A more convenient type of glass negative, the gelatin dry plate, was introduced in the 1870’s and was in general use by 1885. These were coated with a light-sensitive gelatin emulsion that eliminated the dangerous and messy preparations of wet collodion. Even better, dry plates were factory-made, came in a box, and could be stored for months either before or after exposure with little loss of image quality. Amateur photographers loved them because they were easy to use and gave reliable results; hobbyists and dabblers flocked to the new material in record numbers, and amateur photography as we know it was born.
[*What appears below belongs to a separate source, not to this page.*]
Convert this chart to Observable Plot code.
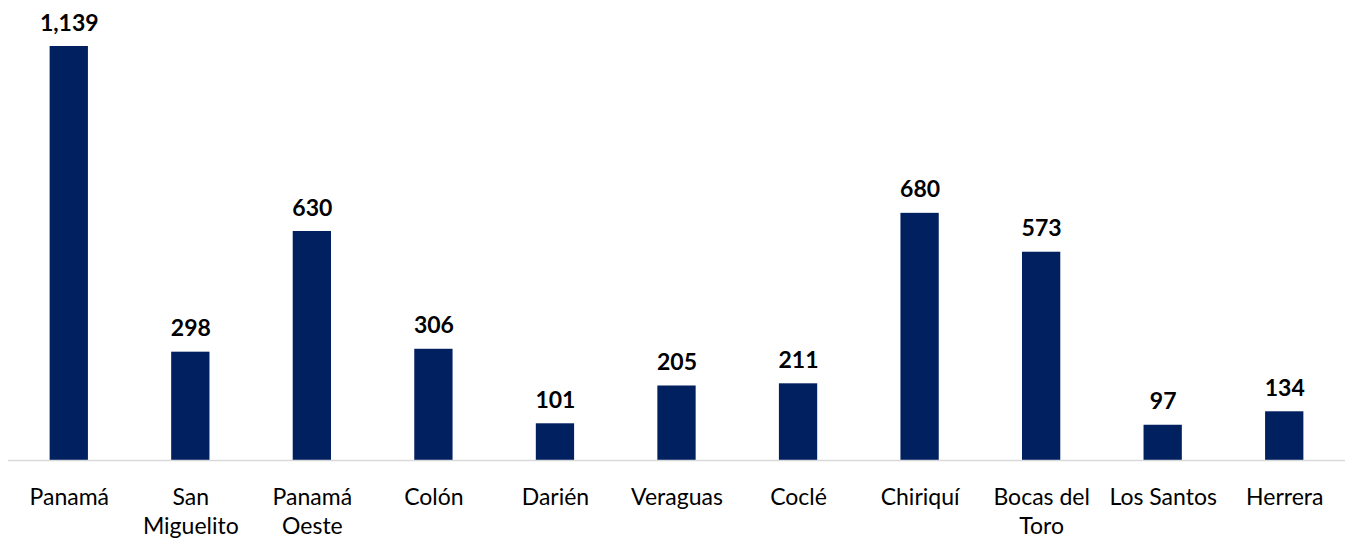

George Eastman capitalized on the growing fad by offering his first Kodak cameras and flexible roll films in 1888 and 1889—these inventions revolutionized photography and led to the decline of glass plate photography, which disappeared all together in the mid-1920’s.

The photographs in this collection reflect an important phase of photographic history, but they are much more than technological artifacts. The era of glass plate photography roughly coincided with the first fifty years of Aspen’s history; the surviving glass negatives of Aspen and its people are important records of how things looked and changed during time. They offer us a sense of depth, of continuity, of connection with the past, and place the present and the future in a new and humane perspective.